┌─ THE DATA
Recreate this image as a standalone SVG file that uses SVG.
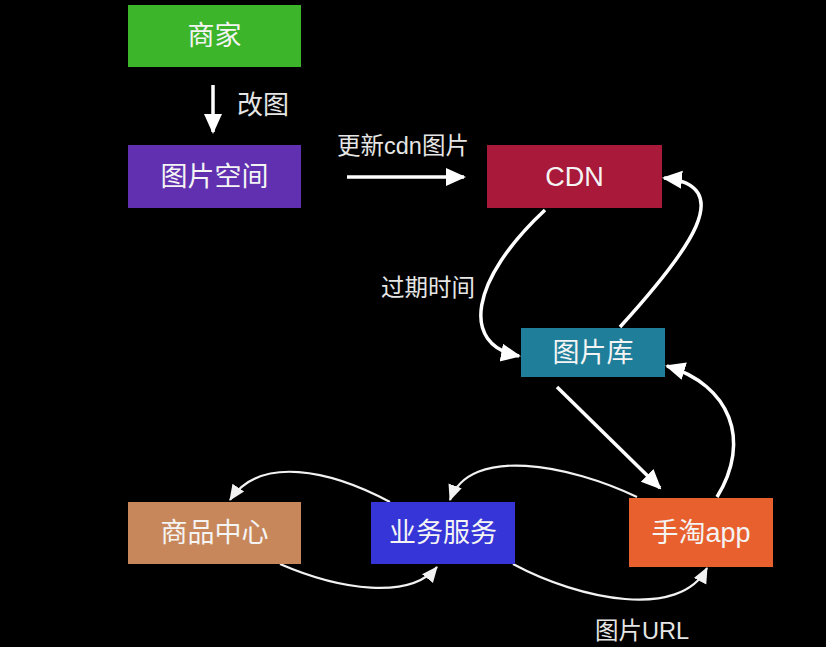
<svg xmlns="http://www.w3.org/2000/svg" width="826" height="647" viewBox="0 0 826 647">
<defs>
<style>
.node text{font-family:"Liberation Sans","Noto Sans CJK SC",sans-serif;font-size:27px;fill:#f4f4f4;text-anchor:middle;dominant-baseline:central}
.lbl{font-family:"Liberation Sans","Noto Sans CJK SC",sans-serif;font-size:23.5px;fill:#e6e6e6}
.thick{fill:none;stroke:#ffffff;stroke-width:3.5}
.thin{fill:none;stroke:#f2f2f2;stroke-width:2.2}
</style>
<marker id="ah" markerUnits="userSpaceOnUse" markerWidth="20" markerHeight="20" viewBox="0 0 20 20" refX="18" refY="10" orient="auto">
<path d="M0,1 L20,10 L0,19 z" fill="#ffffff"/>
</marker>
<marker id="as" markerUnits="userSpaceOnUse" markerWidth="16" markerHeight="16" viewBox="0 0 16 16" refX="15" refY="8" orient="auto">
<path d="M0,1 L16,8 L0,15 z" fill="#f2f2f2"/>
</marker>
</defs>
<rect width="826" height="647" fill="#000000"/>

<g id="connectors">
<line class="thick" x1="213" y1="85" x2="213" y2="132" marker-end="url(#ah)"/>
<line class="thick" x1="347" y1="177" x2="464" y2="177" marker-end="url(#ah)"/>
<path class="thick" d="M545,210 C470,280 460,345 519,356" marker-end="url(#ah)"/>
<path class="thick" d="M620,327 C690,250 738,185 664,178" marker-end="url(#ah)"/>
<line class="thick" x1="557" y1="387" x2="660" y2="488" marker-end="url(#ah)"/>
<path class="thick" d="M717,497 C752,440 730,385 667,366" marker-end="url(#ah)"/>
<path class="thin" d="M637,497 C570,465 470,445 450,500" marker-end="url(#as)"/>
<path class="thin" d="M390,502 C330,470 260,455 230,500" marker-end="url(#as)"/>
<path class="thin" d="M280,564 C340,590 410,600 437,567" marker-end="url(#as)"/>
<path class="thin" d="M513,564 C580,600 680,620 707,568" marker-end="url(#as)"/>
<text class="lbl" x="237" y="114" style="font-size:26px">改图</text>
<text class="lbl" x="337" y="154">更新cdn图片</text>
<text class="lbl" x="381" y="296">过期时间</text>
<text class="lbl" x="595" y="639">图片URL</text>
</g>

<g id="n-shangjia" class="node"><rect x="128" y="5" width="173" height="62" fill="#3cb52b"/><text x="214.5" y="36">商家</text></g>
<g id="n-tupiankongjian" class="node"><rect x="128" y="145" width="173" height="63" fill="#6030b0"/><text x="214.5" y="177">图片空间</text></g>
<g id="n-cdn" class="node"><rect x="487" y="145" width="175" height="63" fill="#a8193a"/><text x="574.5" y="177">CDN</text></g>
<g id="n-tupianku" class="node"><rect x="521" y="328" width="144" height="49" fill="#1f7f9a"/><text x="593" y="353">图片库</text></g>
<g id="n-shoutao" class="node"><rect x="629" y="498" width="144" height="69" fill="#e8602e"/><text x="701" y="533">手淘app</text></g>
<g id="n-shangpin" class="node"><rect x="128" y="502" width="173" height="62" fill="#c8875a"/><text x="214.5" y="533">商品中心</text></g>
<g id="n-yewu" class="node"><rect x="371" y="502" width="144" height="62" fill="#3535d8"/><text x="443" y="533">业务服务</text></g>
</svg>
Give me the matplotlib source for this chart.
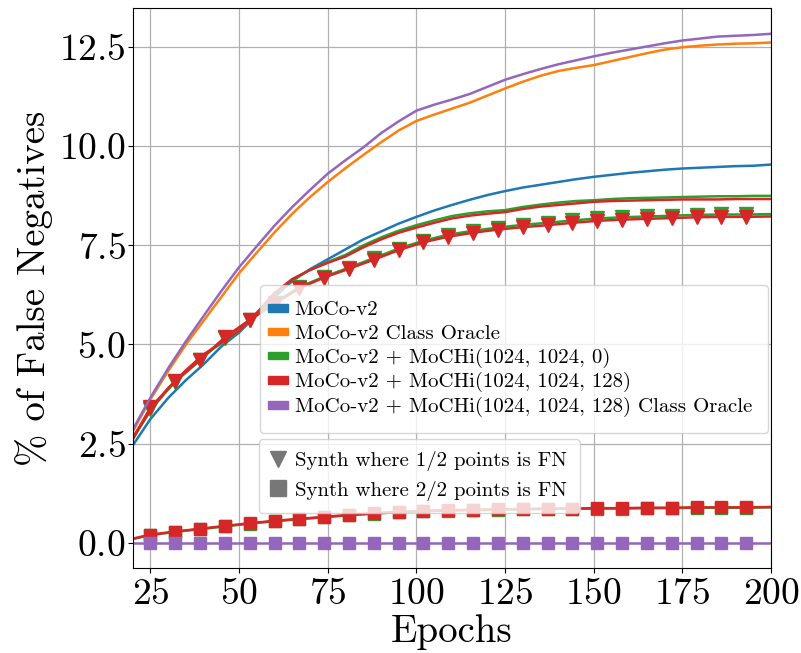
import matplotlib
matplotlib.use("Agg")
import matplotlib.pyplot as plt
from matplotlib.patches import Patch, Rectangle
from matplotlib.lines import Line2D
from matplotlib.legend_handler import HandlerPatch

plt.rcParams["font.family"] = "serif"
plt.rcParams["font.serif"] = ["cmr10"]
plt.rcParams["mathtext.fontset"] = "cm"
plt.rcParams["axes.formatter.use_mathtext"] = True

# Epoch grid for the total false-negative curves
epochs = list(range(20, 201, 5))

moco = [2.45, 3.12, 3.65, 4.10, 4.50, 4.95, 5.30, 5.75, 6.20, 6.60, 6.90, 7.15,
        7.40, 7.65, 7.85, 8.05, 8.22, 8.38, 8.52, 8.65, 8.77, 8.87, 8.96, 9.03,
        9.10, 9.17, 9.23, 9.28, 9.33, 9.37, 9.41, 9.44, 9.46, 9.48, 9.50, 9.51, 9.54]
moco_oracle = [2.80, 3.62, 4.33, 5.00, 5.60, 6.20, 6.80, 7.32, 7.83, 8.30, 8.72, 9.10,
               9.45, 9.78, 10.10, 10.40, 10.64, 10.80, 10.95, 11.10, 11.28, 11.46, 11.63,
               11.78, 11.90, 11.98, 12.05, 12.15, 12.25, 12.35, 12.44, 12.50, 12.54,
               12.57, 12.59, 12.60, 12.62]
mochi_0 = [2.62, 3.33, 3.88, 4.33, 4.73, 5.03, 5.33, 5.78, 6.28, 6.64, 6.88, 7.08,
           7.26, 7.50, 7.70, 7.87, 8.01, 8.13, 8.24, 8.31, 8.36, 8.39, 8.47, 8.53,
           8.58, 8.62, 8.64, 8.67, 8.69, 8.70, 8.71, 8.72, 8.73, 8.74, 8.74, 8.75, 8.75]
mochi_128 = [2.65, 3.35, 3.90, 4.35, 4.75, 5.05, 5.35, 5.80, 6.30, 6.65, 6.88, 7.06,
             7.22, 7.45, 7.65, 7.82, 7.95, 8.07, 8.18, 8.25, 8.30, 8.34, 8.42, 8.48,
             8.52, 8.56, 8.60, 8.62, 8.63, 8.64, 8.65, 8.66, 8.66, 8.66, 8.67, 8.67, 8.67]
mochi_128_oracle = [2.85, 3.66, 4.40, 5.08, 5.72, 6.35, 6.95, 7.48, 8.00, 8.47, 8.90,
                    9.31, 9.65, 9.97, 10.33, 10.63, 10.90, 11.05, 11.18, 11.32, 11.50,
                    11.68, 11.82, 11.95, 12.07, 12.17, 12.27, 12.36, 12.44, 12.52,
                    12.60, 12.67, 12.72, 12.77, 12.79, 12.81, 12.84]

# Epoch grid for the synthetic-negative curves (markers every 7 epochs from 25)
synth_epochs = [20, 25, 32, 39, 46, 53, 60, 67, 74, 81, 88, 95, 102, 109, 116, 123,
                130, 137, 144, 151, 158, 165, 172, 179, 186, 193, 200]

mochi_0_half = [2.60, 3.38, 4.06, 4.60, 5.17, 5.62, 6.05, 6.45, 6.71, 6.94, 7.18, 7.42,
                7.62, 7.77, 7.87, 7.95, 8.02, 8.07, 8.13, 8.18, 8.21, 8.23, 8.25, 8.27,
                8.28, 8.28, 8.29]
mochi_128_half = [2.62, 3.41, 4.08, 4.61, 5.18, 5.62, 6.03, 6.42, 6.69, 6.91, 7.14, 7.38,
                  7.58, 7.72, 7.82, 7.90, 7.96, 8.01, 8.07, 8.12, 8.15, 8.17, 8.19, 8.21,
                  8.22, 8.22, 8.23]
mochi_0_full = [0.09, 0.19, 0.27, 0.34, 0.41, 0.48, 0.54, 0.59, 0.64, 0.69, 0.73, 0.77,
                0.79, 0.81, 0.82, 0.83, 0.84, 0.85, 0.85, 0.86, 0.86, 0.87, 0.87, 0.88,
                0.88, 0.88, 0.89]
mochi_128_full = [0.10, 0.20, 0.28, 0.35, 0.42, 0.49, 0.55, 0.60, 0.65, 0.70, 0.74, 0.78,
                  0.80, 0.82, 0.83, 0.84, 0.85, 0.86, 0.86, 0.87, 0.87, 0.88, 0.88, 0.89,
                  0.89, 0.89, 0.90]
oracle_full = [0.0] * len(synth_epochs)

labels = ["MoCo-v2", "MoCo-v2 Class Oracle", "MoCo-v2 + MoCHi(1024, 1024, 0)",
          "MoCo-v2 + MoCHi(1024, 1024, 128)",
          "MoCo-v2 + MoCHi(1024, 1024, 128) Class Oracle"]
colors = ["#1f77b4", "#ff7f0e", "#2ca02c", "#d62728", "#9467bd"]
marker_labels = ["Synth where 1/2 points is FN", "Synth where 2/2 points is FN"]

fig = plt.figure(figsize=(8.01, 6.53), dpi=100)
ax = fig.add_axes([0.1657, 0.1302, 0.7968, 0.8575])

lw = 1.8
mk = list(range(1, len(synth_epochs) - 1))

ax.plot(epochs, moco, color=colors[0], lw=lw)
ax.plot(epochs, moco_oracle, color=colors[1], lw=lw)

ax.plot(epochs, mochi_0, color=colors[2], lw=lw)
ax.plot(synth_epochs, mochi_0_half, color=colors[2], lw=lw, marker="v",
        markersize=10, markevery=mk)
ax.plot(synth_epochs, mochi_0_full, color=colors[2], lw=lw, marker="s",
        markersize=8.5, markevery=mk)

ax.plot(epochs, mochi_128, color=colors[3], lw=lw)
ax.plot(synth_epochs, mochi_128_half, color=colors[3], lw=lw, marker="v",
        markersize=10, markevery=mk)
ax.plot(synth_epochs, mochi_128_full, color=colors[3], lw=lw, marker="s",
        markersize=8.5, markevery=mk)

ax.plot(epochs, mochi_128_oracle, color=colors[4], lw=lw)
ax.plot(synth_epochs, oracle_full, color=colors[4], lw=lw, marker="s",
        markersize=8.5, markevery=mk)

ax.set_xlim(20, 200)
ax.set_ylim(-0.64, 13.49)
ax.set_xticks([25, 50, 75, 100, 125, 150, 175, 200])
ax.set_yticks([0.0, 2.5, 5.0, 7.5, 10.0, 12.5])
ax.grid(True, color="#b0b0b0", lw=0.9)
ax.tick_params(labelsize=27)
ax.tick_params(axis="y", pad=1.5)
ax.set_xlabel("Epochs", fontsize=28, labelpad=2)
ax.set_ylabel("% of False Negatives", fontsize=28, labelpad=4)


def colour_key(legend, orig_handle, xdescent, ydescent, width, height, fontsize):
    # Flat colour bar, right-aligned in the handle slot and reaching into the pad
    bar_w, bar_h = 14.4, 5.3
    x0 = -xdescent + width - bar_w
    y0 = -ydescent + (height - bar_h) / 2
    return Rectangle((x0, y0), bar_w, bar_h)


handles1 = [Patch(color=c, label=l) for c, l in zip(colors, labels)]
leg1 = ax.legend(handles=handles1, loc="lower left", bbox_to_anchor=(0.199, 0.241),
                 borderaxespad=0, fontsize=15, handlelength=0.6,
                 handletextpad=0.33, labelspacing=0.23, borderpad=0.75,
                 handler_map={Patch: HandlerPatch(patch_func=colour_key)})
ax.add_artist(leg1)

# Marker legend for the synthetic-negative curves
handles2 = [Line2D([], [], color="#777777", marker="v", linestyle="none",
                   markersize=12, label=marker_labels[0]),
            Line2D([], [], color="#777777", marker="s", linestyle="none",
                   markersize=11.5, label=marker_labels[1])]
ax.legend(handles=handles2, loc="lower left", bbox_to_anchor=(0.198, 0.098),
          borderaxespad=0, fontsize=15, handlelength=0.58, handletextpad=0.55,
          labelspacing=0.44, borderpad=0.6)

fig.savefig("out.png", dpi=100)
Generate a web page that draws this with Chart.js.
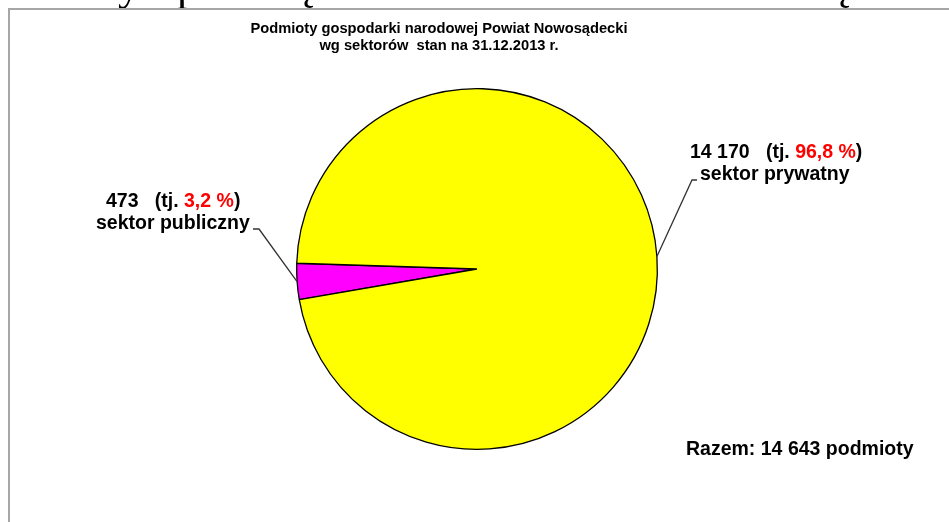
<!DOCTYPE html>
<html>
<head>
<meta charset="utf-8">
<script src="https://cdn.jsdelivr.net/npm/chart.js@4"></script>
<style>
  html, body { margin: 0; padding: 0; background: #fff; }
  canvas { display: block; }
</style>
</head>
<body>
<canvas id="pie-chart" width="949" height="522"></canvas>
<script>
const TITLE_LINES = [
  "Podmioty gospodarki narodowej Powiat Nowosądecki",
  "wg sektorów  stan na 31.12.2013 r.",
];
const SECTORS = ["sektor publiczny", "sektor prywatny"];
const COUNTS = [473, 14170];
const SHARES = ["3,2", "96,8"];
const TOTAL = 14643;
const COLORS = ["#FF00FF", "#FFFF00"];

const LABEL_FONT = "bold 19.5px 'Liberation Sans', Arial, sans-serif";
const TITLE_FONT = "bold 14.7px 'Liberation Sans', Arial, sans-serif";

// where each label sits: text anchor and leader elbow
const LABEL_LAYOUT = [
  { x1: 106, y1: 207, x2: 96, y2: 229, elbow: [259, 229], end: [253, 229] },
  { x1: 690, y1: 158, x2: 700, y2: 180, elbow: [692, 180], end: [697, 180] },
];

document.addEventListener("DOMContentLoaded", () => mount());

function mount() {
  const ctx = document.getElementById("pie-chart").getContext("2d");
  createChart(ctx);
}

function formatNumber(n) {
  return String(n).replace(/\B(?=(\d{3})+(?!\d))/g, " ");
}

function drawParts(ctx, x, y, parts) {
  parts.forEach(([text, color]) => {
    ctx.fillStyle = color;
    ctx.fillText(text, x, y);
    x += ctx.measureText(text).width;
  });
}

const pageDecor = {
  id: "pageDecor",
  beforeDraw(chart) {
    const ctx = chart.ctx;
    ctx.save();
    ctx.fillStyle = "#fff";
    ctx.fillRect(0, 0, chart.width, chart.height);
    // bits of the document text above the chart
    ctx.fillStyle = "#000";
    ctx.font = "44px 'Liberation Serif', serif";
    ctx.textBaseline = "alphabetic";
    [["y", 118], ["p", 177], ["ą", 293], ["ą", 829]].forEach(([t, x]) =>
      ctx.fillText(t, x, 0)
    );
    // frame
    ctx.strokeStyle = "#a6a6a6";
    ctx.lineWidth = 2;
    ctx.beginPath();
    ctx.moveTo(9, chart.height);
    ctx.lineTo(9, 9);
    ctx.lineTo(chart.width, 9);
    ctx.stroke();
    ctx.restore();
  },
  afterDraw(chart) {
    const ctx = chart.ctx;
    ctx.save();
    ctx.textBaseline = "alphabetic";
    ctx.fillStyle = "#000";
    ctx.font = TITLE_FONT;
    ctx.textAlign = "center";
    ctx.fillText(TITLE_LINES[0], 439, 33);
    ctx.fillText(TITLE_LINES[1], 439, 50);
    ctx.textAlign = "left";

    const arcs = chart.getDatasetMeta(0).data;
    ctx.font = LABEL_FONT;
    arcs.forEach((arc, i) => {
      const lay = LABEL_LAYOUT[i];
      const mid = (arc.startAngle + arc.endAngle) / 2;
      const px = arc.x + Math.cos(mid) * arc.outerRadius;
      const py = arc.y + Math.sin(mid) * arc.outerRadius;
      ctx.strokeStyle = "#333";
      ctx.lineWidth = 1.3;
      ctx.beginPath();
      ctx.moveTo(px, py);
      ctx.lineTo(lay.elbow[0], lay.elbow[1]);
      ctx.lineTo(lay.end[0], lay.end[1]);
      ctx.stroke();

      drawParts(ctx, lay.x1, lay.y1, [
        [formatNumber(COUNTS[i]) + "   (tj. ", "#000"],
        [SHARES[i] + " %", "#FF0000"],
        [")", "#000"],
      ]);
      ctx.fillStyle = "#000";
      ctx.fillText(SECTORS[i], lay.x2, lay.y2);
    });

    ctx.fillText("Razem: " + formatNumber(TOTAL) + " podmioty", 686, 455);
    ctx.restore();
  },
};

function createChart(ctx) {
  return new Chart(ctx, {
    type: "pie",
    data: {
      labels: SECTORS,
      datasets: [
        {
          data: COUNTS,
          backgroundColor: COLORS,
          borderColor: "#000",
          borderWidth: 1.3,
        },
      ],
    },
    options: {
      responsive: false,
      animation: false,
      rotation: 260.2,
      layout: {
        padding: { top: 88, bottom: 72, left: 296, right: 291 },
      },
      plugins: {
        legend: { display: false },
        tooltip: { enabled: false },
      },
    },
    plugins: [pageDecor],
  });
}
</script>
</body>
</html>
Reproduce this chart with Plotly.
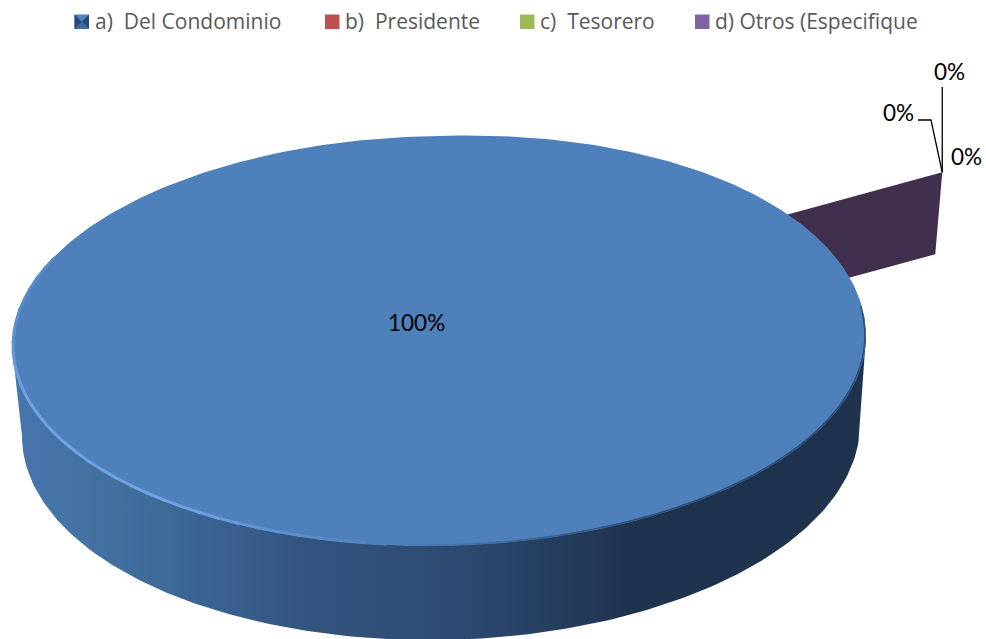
└─
SET TASK
Set down, without pictures, the lines between the line holding "Give me the matplotlib source for this chart." and the line holding "from matplotlib.legend_handler import", both inclusive.

ANSWER BELOW
Give me the matplotlib source for this chart.
import matplotlib
matplotlib.use("Agg")
import matplotlib.pyplot as plt
from matplotlib.patches import Patch, Rectangle
from matplotlib.lines import Line2D
from matplotlib.legend_handler import HandlerPatch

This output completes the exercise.